According to the plea agreement, Flynn knows who the “senior member,” the “very senior member,” and the “Presidential Transition Team” are and is prepared to testify about them. This disclosure sheds new light on the reports that Kushner sought a back channel for communication with Russia during the transition. Flynn likely can confirm or refute this report and explain why any back channel for communicating with Russia might have been sought. (Kushner denied it was a “secret back channel” and said communications were to be about Syria.)
Specifically, a prosecutor said, Flynn spoke to one senior official who was at Trump’s Mar-A-Lago resort property in Florida about what to say to Ambassador Sergey Kislyak.
Mueller’s charges against Flynn make it clear that he takes lying to the FBI seriously. Lying to the FBI is a significant crime because it makes it harder for investigators to uncover the truth. As a result, when FBI agents interview subjects, they show their badges to make sure that the person knows that they are in fact FBI agents. They tell the person that lying to the FBI is a crime. This occurs for two reasons, (1) to provide fair notice to the person that he should take this interview seriously and that lying brings significant consequences, and (2) to help prove at trial the essential element of the crime that the person was aware that lying to the FBI was illegal.

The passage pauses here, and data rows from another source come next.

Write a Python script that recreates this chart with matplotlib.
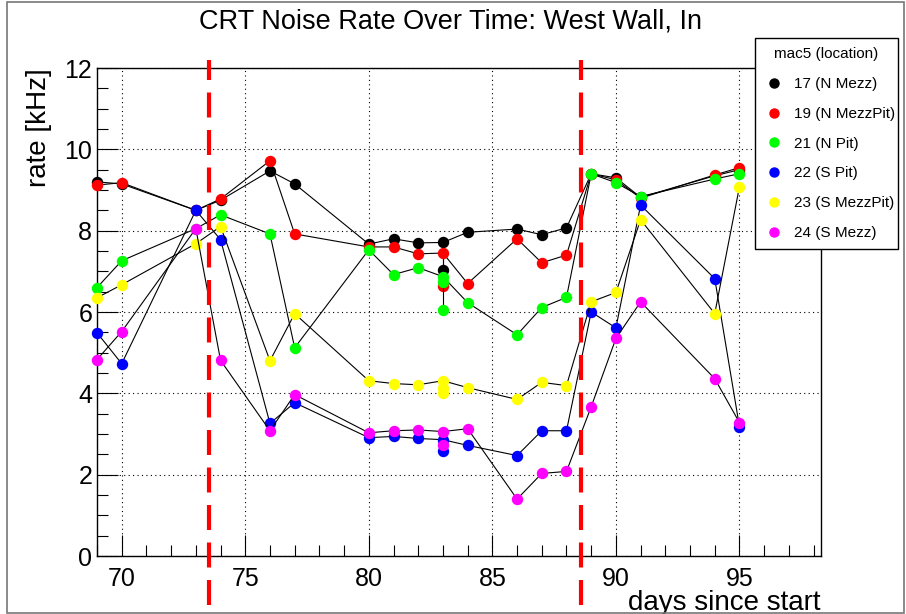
import numpy as np
import matplotlib
matplotlib.use("Agg")
import matplotlib.pyplot as plt
from matplotlib.lines import Line2D
from matplotlib.patches import Rectangle
from matplotlib.ticker import MultipleLocator

plt.rcParams['font.family'] = ['Liberation Sans', 'DejaVu Sans']

# days since start / rate [kHz] per mac5 board (day 83 has several readings)
days17 = [69, 70, 73, 74, 76, 77, 80, 81, 82, 83, 83, 84, 86, 87, 88, 89, 90, 91, 94, 95]
rate17 = [9.2, 9.15, 8.5, 8.75, 9.47, 9.15, 7.67, 7.8, 7.7, 7.71, 7.04, 7.96, 8.04, 7.9, 8.07, 9.4, 9.3, 8.82, 9.35, 9.5]

days19 = [69, 70, 73, 74, 76, 77, 80, 81, 82, 83, 83, 84, 86, 87, 88, 89, 90, 91, 94, 95]
rate19 = [9.12, 9.18, 8.5, 8.78, 9.72, 7.92, 7.6, 7.6, 7.43, 7.45, 6.65, 6.7, 7.8, 7.21, 7.4, 9.4, 9.25, 8.8, 9.37, 9.55]

days21 = [69, 70, 73, 74, 76, 77, 80, 81, 82, 83, 83, 83, 84, 86, 87, 88, 89, 90, 91, 94, 95]
rate21 = [6.6, 7.26, 8.05, 8.39, 7.92, 5.12, 7.53, 6.92, 7.09, 6.87, 6.74, 6.06, 6.23, 5.44, 6.11, 6.36, 9.4, 9.18, 8.84, 9.27, 9.4]

days22 = [69, 70, 73, 74, 76, 77, 80, 81, 82, 83, 83, 84, 86, 87, 88, 89, 90, 91, 94, 95]
rate22 = [5.49, 4.73, 8.5, 7.78, 3.26, 3.77, 2.91, 2.94, 2.89, 2.86, 2.57, 2.72, 2.47, 3.08, 3.08, 6.0, 5.61, 8.63, 6.82, 3.18]

days23 = [69, 70, 73, 74, 76, 77, 80, 81, 82, 83, 83, 83, 84, 86, 87, 88, 89, 90, 91, 94, 95]
rate23 = [6.35, 6.67, 7.68, 8.1, 4.8, 5.96, 4.31, 4.24, 4.21, 4.31, 4.14, 4.02, 4.14, 3.85, 4.27, 4.19, 6.25, 6.48, 8.27, 5.96, 9.08]

days24 = [69, 70, 73, 74, 76, 77, 80, 81, 82, 83, 83, 84, 86, 87, 88, 89, 90, 91, 94, 95]
rate24 = [4.83, 5.52, 8.05, 4.81, 3.08, 3.97, 3.03, 3.08, 3.1, 3.06, 2.72, 3.13, 1.4, 2.03, 2.08, 3.67, 5.35, 6.25, 4.36, 3.28]

labels = ['17 (N Mezz)', '19 (N MezzPit)', '21 (N Pit)', '22 (S Pit)', '23 (S MezzPit)', '24 (S Mezz)']
colors = ['#000000', '#ff0000', '#00ff00', '#0000ff', '#ffff00', '#ff00ff']
cut_days = [73.55, 88.6]

series = [(days17, rate17), (days19, rate19), (days21, rate21),
          (days22, rate22), (days23, rate23), (days24, rate24)]

fig = plt.figure(figsize=(9.06, 6.14), dpi=100)
ax = fig.add_axes([97/906, 1-556/614, (821-97)/906, (556-68)/614])

for i, (d, r) in enumerate(series):
    d = np.array(d, dtype=float)
    r = np.array(r, dtype=float)
    z = 3 + i*0.1
    # connecting line goes through the first reading of each day,
    # repeated readings on the same day are joined by a vertical line
    ud, first = np.unique(d, return_index=True)
    ax.plot(ud, r[first], color='black', lw=0.8, zorder=z)
    for day in ud:
        vals = r[d == day]
        if len(vals) > 1:
            ax.vlines(day, vals.min(), vals.max(), color='black', lw=0.8, zorder=z)
    ax.plot(d, r, ls='none', marker='o', ms=7.2, color=colors[i],
            mec=colors[i], zorder=z+0.05, clip_on=False)

for c in cut_days:
    ax.plot([c, c], [-1.2, 12.2], color='red', lw=3, dashes=(6, 3),
            clip_on=False, zorder=10)

ax.set_xlim(69, 98.3)
ax.set_ylim(0, 12)
ax.xaxis.set_major_locator(MultipleLocator(5))
ax.xaxis.set_minor_locator(MultipleLocator(1))
ax.yaxis.set_major_locator(MultipleLocator(2))
ax.yaxis.set_minor_locator(MultipleLocator(0.5))
ax.tick_params(which='both', direction='in', top=False, right=False, width=0.8)
ax.tick_params(which='major', length=15, labelsize=18)
ax.tick_params(which='minor', length=8)
ax.tick_params(axis='y', pad=3.5)
ax.tick_params(axis='x', pad=8)
ax.grid(which='major', color='black', linestyle=(0, (1, 3)), linewidth=0.8)
ax.set_axisbelow(True)
for s in ax.spines.values():
    s.set_linewidth(1)

ax.set_ylabel('rate [kHz]', fontsize=20, loc='top')
ax.yaxis.set_label_coords(-0.062, 1.0)
ax.set_xlabel('days since start', fontsize=20, loc='right')
ax.xaxis.set_label_coords(1.0, -0.069)

fig.text(0.497, 1-22/614, 'CRT Noise Rate Over Time: West Wall, In',
         ha='center', va='center', fontsize=19.5)

handles = [Line2D([], [], ls='none', marker='o', ms=6.5, color=c, mec=c) for c in colors]
leg = fig.legend(handles, labels, loc='upper left',
                 bbox_to_anchor=(755/906, (614-247)/614, 143/906, 209/614),
                 mode='expand', borderaxespad=0, title='mac5 (location)',
                 fontsize=11, title_fontsize=11, frameon=True, fancybox=False,
                 edgecolor='black', framealpha=1, borderpad=0.62,
                 labelspacing=1.03, handlelength=1.3, handletextpad=0.6)
leg.get_frame().set_linewidth(1)

fig.patches.append(Rectangle((7/906, 1/614), 897/906, 611/614, transform=fig.transFigure,
                             fill=False, edgecolor='#777777', lw=1.2))

fig.savefig('out.png', dpi=100)
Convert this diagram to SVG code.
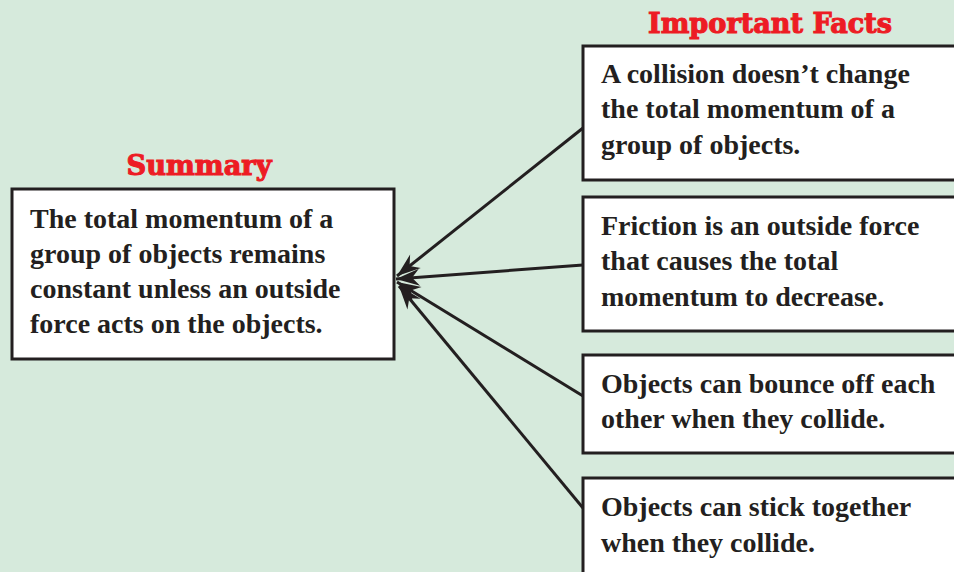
<svg xmlns="http://www.w3.org/2000/svg" width="954" height="572" viewBox="0 0 954 572">
<style>
.box{fill:#ffffff;stroke:#231f20;stroke-width:3}
.txt{font-family:"Liberation Serif","Times New Roman",serif;font-weight:bold;font-size:28px;fill:#231f20}
.hdr{font-family:"DejaVu Serif",serif;font-weight:bold;font-size:27px;fill:#ed1c24;stroke:#ed1c24;stroke-width:1.1}
.con{stroke:#231f20;stroke-width:3;fill:none}
</style>
<defs>
<marker id="ah" markerUnits="userSpaceOnUse" markerWidth="30" markerHeight="30" viewBox="-24 -12 28 24" refX="0" refY="0" orient="auto">
<path d="M0,0 L-22,-8 L-15,0 L-22,8 Z" fill="#231f20"/>
</marker>
</defs>
<rect width="954" height="572" fill="#d6eadc"/>
<g id="summary">
<text class="hdr" x="199" y="175" text-anchor="middle" textLength="145" lengthAdjust="spacingAndGlyphs">Summary</text>
<rect class="box" x="12" y="189" width="382" height="170"/>
<text class="txt" x="30" y="228">The total momentum of a</text>
<text class="txt" x="30" y="263">group of objects remains</text>
<text class="txt" x="30" y="298">constant unless an outside</text>
<text class="txt" x="30" y="333">force acts on the objects.</text>
</g>
<g id="facts-header">
<text class="hdr" x="770" y="33" text-anchor="middle" textLength="244" lengthAdjust="spacingAndGlyphs">Important Facts</text>
</g>
<g id="fact1">
<rect class="box" x="583" y="46" width="380" height="134"/>
<text class="txt" x="601" y="83">A collision doesn’t change</text>
<text class="txt" x="601" y="118">the total momentum of a</text>
<text class="txt" x="601" y="154">group of objects.</text>
</g>
<g id="fact2">
<rect class="box" x="583" y="197" width="380" height="134"/>
<text class="txt" x="601" y="235">Friction is an outside force</text>
<text class="txt" x="601" y="270">that causes the total</text>
<text class="txt" x="601" y="306">momentum to decrease.</text>
</g>
<g id="fact3">
<rect class="box" x="583" y="355" width="380" height="98"/>
<text class="txt" x="601" y="393">Objects can bounce off each</text>
<text class="txt" x="601" y="428">other when they collide.</text>
</g>
<g id="fact4">
<rect class="box" x="583" y="478" width="380" height="110"/>
<text class="txt" x="601" y="516">Objects can stick together</text>
<text class="txt" x="601" y="552">when they collide.</text>
</g>
<g id="connectors">
<line class="con" x1="583" y1="128" x2="397" y2="276" marker-end="url(#ah)"/>
<line class="con" x1="583" y1="265" x2="396" y2="279" marker-end="url(#ah)"/>
<line class="con" x1="583" y1="396" x2="397" y2="282" marker-end="url(#ah)"/>
<line class="con" x1="583" y1="508" x2="399" y2="286" marker-end="url(#ah)"/>
</g>
</svg>
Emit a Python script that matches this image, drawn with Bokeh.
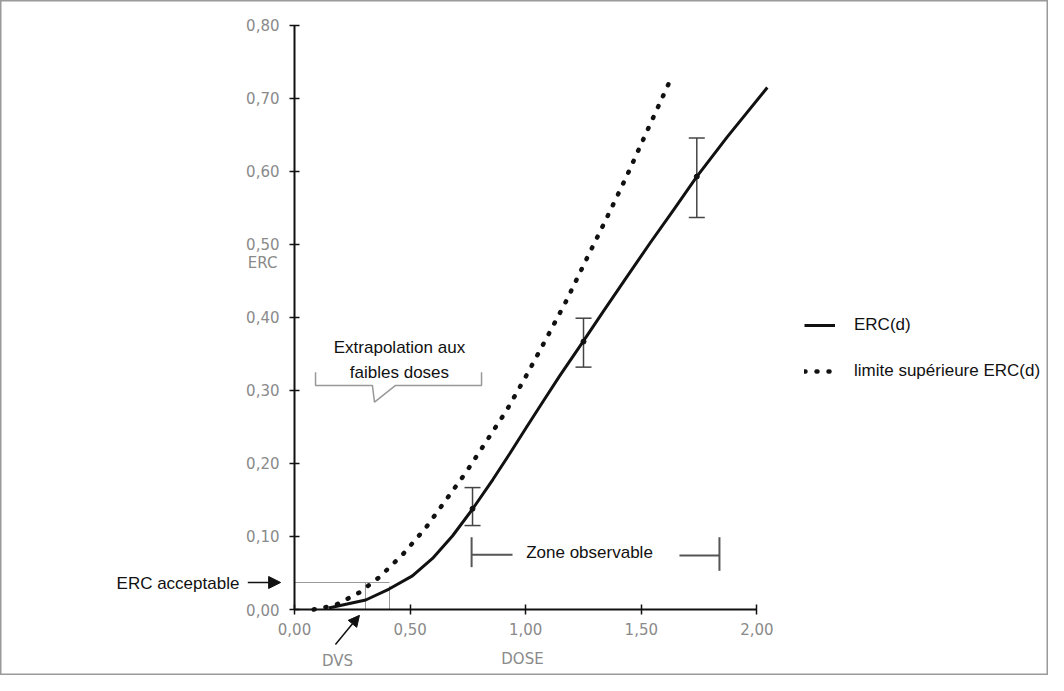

In a statement after the hearing, Flynn said it had been “extraordinarily painful to endure these many months of false accusations of ‘treason’ and other outrageous acts.”
“But I recognize that the actions I acknowledged in court today were wrong, and through my faith in God I am working to set things right.”
“My guilty plea and agreement to cooperate with the Special Counsel’s Office reflect a decision I made in the best interests of my family and of our country. I accept full responsibility for my actions.”
The charge against Flynn carries a maximum possible prison sentence of five years — but his plea agreement calls for a recommended sentence of no more than six months in prison.